FIG. 4 is a perspective view of a two adjustable loop elements configured as a restraining device according to still another example embodiment. Two adjustable loop elements according to example embodiments, each comprising a length of a material 2 and first and second slides 4 and 6, which are configured to be securely locked at a desired size, may serve as a restraining device, for example, handcuffs, for restraining the limbs of a person. The first slide 4 of a first adjustable loop element la of the two adjustable loop elements may be securely connected to the first slide 4 of a second adjustable loop element lb of the two adjustable loop elements. For example, the first slides 4 and 4 of each of the two adjustable loop elements may be connected together by a weld or, alternatively, the first slides 4 may be integrally formed together, e.g., from a single mold. Each of the first and second slides 4 and 6 of each of the pair of adjustable loop elements may be securely locked at desired positions by a key, a combination lock or other mechanism as described above such that the limbs of a person are secured together by the two adjustable loop elements. The length of the material 2, the first slide 4, the second slide 6 and the locking mechanism of each of the two adjustable loop elements may be selected to comprise more durable materials suitable for restraining a person and enduring the forces associated therewith.

Although example embodiments have been shown and described in this specification and figures, those skilled in the art will appreciate that various changes may be made to the illustrated and/or described example embodiments without departing from their principles and spirit.

Claims

1. An adjustable loop element, comprising: a length of a material;a first slide, wherein a first end of the length of the material is secured at the first slide; anda second slide, wherein a second end of the length of the material is secured at the second slide, and wherein the length of the material slidably passes through the first slide and the second slide between the first end and the second end of the length of the material to form at least a first closed loop.

2. The adjustable loop element of claim 1, wherein the length of the material comprises a band, a cord, a rope, a wire, a chain or a cable.

3. The adjustable loop element of claim 2, wherein the length of the material comprises a plurality of separate lengths of the material.

4. The adjustable loop element of claim 1, wherein the first slide comprises a first tube and a second tube, wherein the first tube and the second tube have generally cylindrical shapes with openings therethrough in axial directions thereof.

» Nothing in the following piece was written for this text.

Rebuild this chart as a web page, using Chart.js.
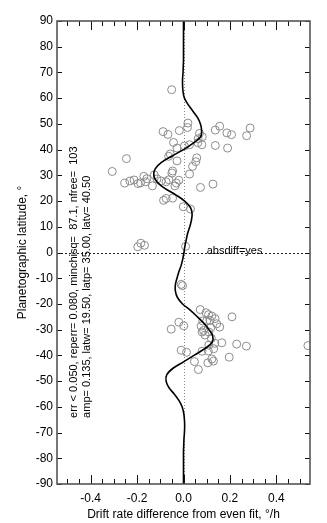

5. The adjustable loop element of claim 4, wherein the first tube is connected to a side of the second tube such the axial direction of the first tube is generally parallel to the axial direction of the second tube.

6. The adjustable loop element of claim 5, wherein the second slide comprises a third tube and a fourth tube, wherein the third tube and the fourth tube have generally cylindrical shapes with openings therethrough in axial directions thereof, and wherein the third tube is connected to a side of the fourth tube such that the axial direction of the third tube is generally parallel to the axial direction of the fourth tube.

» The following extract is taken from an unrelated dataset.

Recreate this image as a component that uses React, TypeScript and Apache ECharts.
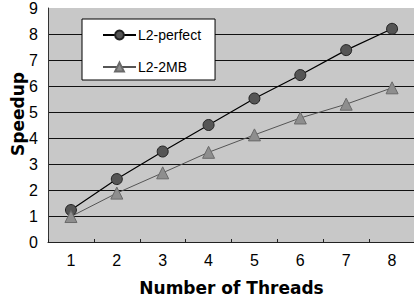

7. The adjustable loop element of claim 6, wherein the first tube of the first slide has sufficient clearance to allow the length of the material to slidably pass therethrough, and wherein the first end of the length of the material is secured in the second tube.

8. The adjustable loop element of claim 7, wherein the fourth tube of the second slide has sufficient clearance to allow the length of the material to slidably pass therethrough, and wherein the second end of the length of the material is secured in the third tube.

9. The adjustable loop element of claim 8, wherein the first tube and the fourth tube each comprise a holding mechanism which frictionally bears on the length of the material as the length of the material slides through the respective tubes, and wherein the holding mechanism holds the length of the material in place within the respective tubes if there is no force on the length of the material.

10. The adjustable loop element of claim 8, wherein the first tube and the fourth tube each comprise a locking mechanism which bears on the length of the material such that the length of the material is prevented from sliding through the respective tubes if the locking mechanism is engaged, and wherein the locking mechanism locks the length of the material in place within the respective tubes against a force on the length of the material so that the first loop formed by the length of the material is maintained at a desired size.

11. The adjustable loop element of claim 10, wherein the locking mechanism is engaged and disengaged by one of a keyed lock and a combination lock.

12. The adjustable loop element of claim 1, wherein the first closed loop is made smaller by pulling the first and second slides away from each other in first directions, and a second loop formed by the length of the material between the first and second slides is thereby made larger.

13. The adjustable loop element of claim 12, wherein if the first and second slides are pulled apart in the first directions until the first and second slides touch each other, the first loop has a minimum size and the second loop has a maximum size.

14. The adjustable loop element of claim 13, wherein the first loop is made larger by pulling the first and second slides toward each other in second directions, the second loop thereby being made smaller.

15. The adjustable loop element of claim 14, wherein if the first loop is made larger by pulling the first and second slides toward each other in second directions such that the first and second slides touch each other, the second loop is completely eliminated.

16. A restraining device comprising at least two adjustable loop elements according to claim 1, wherein the first slide of a first adjustable loop element of the at least two adjustable loop elements is connected to the first slide of a second adjustable loop element of the two adjustable loop elements.

17. The restraining device according to claim 16, wherein each of the first and second slides of each of the at least two adjustable loop elements are configured to be locked at desired positions such that the first loop formed by the length of the material of each of the at least two adjustable loop elements can be locked at a desired size.

18. A jewelry item comprising the adjustable loop element of claim 1.